Lesley Davies, Manchester,
I can't understand why anyone would want 'concensus' politics, apart from the PM of the day. If everyone is agreeing with you, how can they make you look bad if you mess it up?
I love the 'dogfight' style that was evident at PMQs yesterday. For once we saw what was nearly conviction politics... Cameron convinced that he could hammer Brown, and Brown convinced that he could turn it back on Cameron.
Cameron had the right convictions.
Steven Jones, London,
Matthew, you misunderstand (and consequently misrepresent) the purpose of the new law. It's not about protecting lesbians and gay men from every little insult - it won't do that. The threshold is set much higher, to combat deliberate, intentional, stirring-up of hatred against a person or a group on the basis of sexuality.
Jo, Abergele, Wales
Where is all this Government nonsense about "incitement" to this, that or the other coming from? I am not aware of a particular problem of abuse of gays these days, although there are probably isolated pockets of it. I am baffled to be honest by this Government's desire to legislate on every facet of what should be our personal lives. Well done to Matthew for pointing this out.
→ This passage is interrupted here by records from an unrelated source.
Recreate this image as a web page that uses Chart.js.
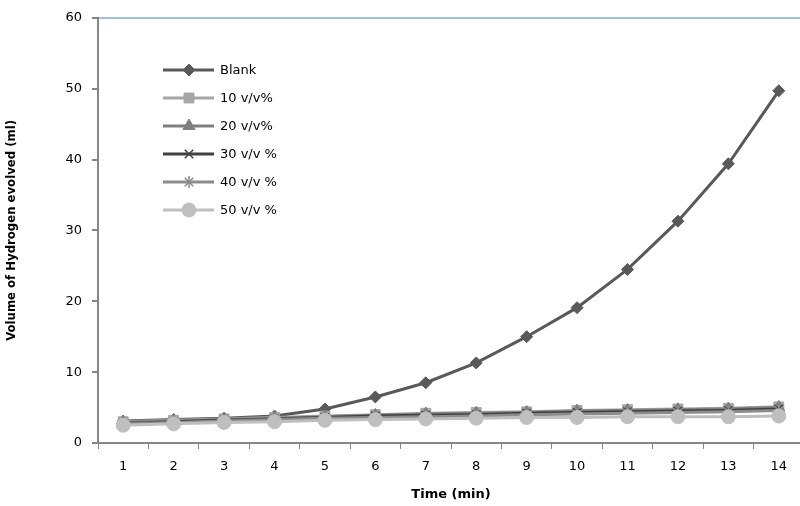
<!DOCTYPE html>
<html>
<head>
<meta charset="utf-8">
<script src="https://cdn.jsdelivr.net/npm/chart.js@4"></script>
<style>
  html, body { margin: 0; padding: 0; background: #fff; overflow: hidden; }
  #wrap { width: 812px; height: 506px; }
</style>
</head>
<body>
<div id="wrap"><canvas id="chart" width="812" height="506"></canvas></div>
<script>
// data
const minutes = ['1', '2', '3', '4', '5', '6', '7', '8', '9', '10', '11', '12', '13', '14'];
const blank = [3.1, 3.3, 3.5, 3.8, 4.8, 6.5, 8.5, 11.3, 15.0, 19.1, 24.5, 31.3, 39.4, 49.7];
const vv10 = [3.0, 3.2, 3.4, 3.6, 3.8, 4.0, 4.2, 4.3, 4.4, 4.6, 4.7, 4.8, 4.9, 5.1];
const vv20 = [2.9, 3.1, 3.3, 3.5, 3.7, 3.9, 4.1, 4.2, 4.3, 4.5, 4.6, 4.7, 4.8, 5.0];
const vv30 = [2.8, 3.0, 3.2, 3.4, 3.6, 3.8, 3.9, 4.0, 4.2, 4.3, 4.4, 4.5, 4.6, 4.8];
const vv40 = [2.7, 2.9, 3.1, 3.3, 3.5, 3.6, 3.7, 3.8, 4.0, 4.1, 4.2, 4.3, 4.4, 4.6];
const vv50 = [2.5, 2.7, 2.9, 3.0, 3.2, 3.3, 3.4, 3.5, 3.6, 3.6, 3.7, 3.7, 3.7, 3.8];
const seriesLabels = ['Blank', '10 v/v%', '20 v/v%', '30 v/v %', '40 v/v %', '50 v/v %'];
const yTicks = [0, 10, 20, 30, 40, 50, 60];

const styles = [
  { color: '#595959', point: 'rectRot', radius: 6 },
  { color: '#a6a6a6', point: 'rect', radius: 7 },
  { color: '#7f7f7f', point: 'triangle', radius: 7 },
  { color: '#404040', point: 'crossRot', radius: 6 },
  { color: '#8c8c8c', point: 'star', radius: 6 },
  { color: '#bfbfbf', point: 'circle', radius: 7 }
];
const values = [blank, vv10, vv20, vv30, vv40, vv50];

const datasets = values.map((v, i) => ({
  label: seriesLabels[i],
  data: v,
  borderColor: styles[i].color,
  backgroundColor: styles[i].color,
  borderWidth: 3,
  pointStyle: styles[i].point,
  pointRadius: styles[i].radius,
  pointBorderWidth: (styles[i].point === 'crossRot' || styles[i].point === 'star') ? 1.5 : 1,
  pointBorderColor: styles[i].color,
  pointBackgroundColor: styles[i].color,
  tension: 0,
  order: 5 - i
}));

// legend sits inside the plot, top left, like the original
const insideLegend = {
  id: 'insideLegend',
  afterDraw(chart) {
    const ctx = chart.ctx;
    ctx.save();
    datasets.forEach((ds, i) => {
      const y = 70 + i * 28;
      ctx.strokeStyle = ds.borderColor;
      ctx.lineWidth = 3;
      ctx.beginPath();
      ctx.moveTo(163, y);
      ctx.lineTo(214, y);
      ctx.stroke();
      ctx.fillStyle = ds.backgroundColor;
      ctx.strokeStyle = ds.borderColor;
      ctx.lineWidth = ds.pointBorderWidth;
      Chart.helpers.drawPoint(ctx, {
        pointStyle: ds.pointStyle, radius: ds.pointRadius, rotation: 0, borderWidth: ds.pointBorderWidth
      }, 189, y);
      ctx.fillStyle = '#000';
      ctx.font = '13px "DejaVu Sans"';
      ctx.textBaseline = 'middle';
      ctx.fillText(ds.label, 220, y + 1);
    });
    ctx.restore();
  }
};

new Chart(document.getElementById('chart'), {
  type: 'line',
  data: { labels: minutes, datasets: datasets },
  options: {
    responsive: false,
    animation: false,
    layout: { padding: { top: 17, right: 4, left: 0, bottom: 0 } },
    plugins: {
      legend: { display: false },
      tooltip: { enabled: false }
    },
    scales: {
      x: {
        offset: true,
        grid: { offset: true, drawOnChartArea: false, tickLength: 6, color: '#868686', lineWidth: 1 },
        border: { color: '#868686', width: 2 },
        ticks: { color: '#000', font: { family: 'DejaVu Sans', size: 13 }, padding: 10, maxRotation: 0 },
        title: {
          display: true, text: 'Time (min)', color: '#000',
          font: { family: 'DejaVu Sans', size: 13, weight: 'bold' }, padding: { top: 6 }
        },
        afterFit(scale) { scale.height = 63; }
      },
      y: {
        min: 0, max: 60,
        afterBuildTicks(scale) { scale.ticks = yTicks.map(v => ({ value: v })); },
        grid: {
          color: c => (c.tick && c.tick.value === 60) ? '#a4bedd' : 'rgba(0,0,0,0)',
          lineWidth: 2,
          tickColor: '#868686',
          tickLength: 6
        },
        border: { color: '#868686', width: 2 },
        ticks: { color: '#000', font: { family: 'DejaVu Sans', size: 13 }, padding: 10 },
        title: {
          display: true, text: 'Volume of Hydrogen evolved (ml)', color: '#000',
          font: { family: '"DejaVu Sans Condensed", "Liberation Sans", sans-serif', size: 13, weight: 'bold' }, padding: { bottom: 4 }
        },
        afterFit(scale) { scale.width = 98; }
      }
    }
  },
  plugins: [insideLegend]
});
</script>
</body>
</html>
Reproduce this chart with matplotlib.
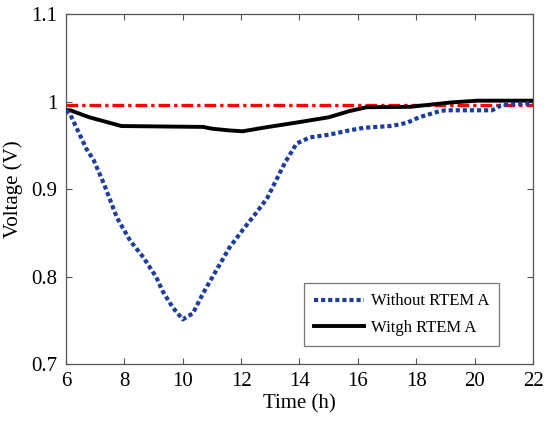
import matplotlib
matplotlib.use("Agg")
import matplotlib.pyplot as plt

plt.rcParams['font.family'] = ['Liberation Serif', 'DejaVu Serif']

# Without RTEMA (blue dotted)
t_without = [6, 6.15, 6.7, 6.95, 7.3, 7.75, 8.2, 8.65, 9.1, 9.3, 9.65, 10.0, 10.35, 10.7,
             11.15, 11.6, 12.05, 12.5, 12.9, 13.2, 13.5, 13.9, 14.35, 15.0, 15.7, 16.2,
             17.1, 17.45, 17.7, 18.1, 18.8, 19.0, 20.6, 20.9, 21.2, 22]
v_without = [0.99, 0.985, 0.946, 0.933, 0.906, 0.867, 0.841, 0.822, 0.799, 0.784, 0.765, 0.751,
             0.758, 0.781, 0.807, 0.833, 0.853, 0.872, 0.89, 0.91, 0.93, 0.952, 0.959, 0.962,
             0.967, 0.970, 0.972, 0.974, 0.976, 0.982, 0.989, 0.990, 0.990, 0.9955, 0.997, 0.998]

# With RTEMA (black solid)
t_with = [6, 6.15, 6.8, 7.9, 10.7, 11.0, 11.6, 12.05, 12.75, 13.9, 15.0, 15.7, 16.3, 17.8,
          19.2, 20.1, 22]
v_with = [0.99, 0.99, 0.982, 0.972, 0.971, 0.969, 0.967, 0.966, 0.970, 0.976, 0.982, 0.989,
          0.9935, 0.994, 0.999, 1.001, 1.001]

# reference level (red dash-dot)
t_ref = [6, 22]
v_ref = [0.996, 0.996]

xticks = [6, 8, 10, 12, 14, 16, 18, 20, 22]
yticks = [0.7, 0.8, 0.9, 1.0, 1.1]
ylabels = ['0.7', '0.8', '0.9', '1', '1.1']

fig = plt.figure(figsize=(5.45, 4.26), dpi=100)
ax = fig.add_axes([0.121, 0.1455, 0.857, 0.8215])

ax.plot(t_ref, v_ref, color='red', lw=2.4, dashes=(3.5, 1.2, 1.0, 1.2), zorder=2)
ax.plot(t_with, v_with, color='black', lw=2.8, label='Witgh RTEM A', zorder=3)
ax.plot(t_without, v_without, color='#1c3da0', lw=3, dashes=(1.0, 0.7),
        label='Without RTEM A', zorder=4)

ax.set_xlim(6, 22)
ax.set_ylim(0.7, 1.1)
ax.set_xticks(xticks)
ax.set_yticks(yticks)
ax.set_yticklabels(ylabels)
ax.tick_params(direction='in', top=True, right=True, labelsize=15, length=4,
               color='#555555', pad=6)
for s in ax.spines.values():
    s.set_color('#555555')
    s.set_linewidth(0.9)

ax.set_xlabel('Time (h)', fontsize=15, labelpad=2)
ax.set_ylabel('Voltage (V)', fontsize=15, labelpad=6)

h, l = ax.get_legend_handles_labels()
leg = ax.legend(h[::-1], l[::-1], loc='lower right', bbox_to_anchor=(0.927, 0.051),
                borderaxespad=0, fontsize=12, fancybox=False, edgecolor='#555555',
                handlelength=3.0, borderpad=0.6, labelspacing=0.65, handletextpad=0.4)
leg.get_frame().set_linewidth(0.9)

fig.savefig('out.png', dpi=100)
Richard Marriott, Kidderminster, England
Once more PMs Question Time has become a dog fight. I was dismayed to see and hear David Cameron jibing and sneering like a schoolboy at Gordon Brown. I had hoped that he might have acquired some gravitas and that we should see two STATESMEN engaged in conflict. The whole political scene is sinking further and further into a mess of gaining points at all costs. The Conservative party makes no bones about announcing policies because by them they will win votes. O.K. so what's new - but they are so blatant about it!
Christine Roe, Hove (actually!), Sussex
Banning speech, no matter how vile or repugnant, is far more dangerous and produces far greater injuries to civil liberty than whatever acts of depravity the speech could ever incite.
Freedom of Speech should be protected at all costs, ESPECIALLY when it offends; whether the offense is given towards religion, government, or another group of individuals is irrelevant.
Protection of offensive speech is the PURPOSE of "Freedom of Speech" regardless of who it offends. It ensures one can say what one will to whomever will listen regardless of the content, regardless of who approves, and, most importantly, regardless of who disagrees. The ability of any society to allow offensive speach is what separates enlightened Western pluralistic democracies from third world states ruled by dictators, potentates and religious fanatics.
If you don't like what is said, there is no requirement that you listen. But you may not censor what you do not like simply because you are offended.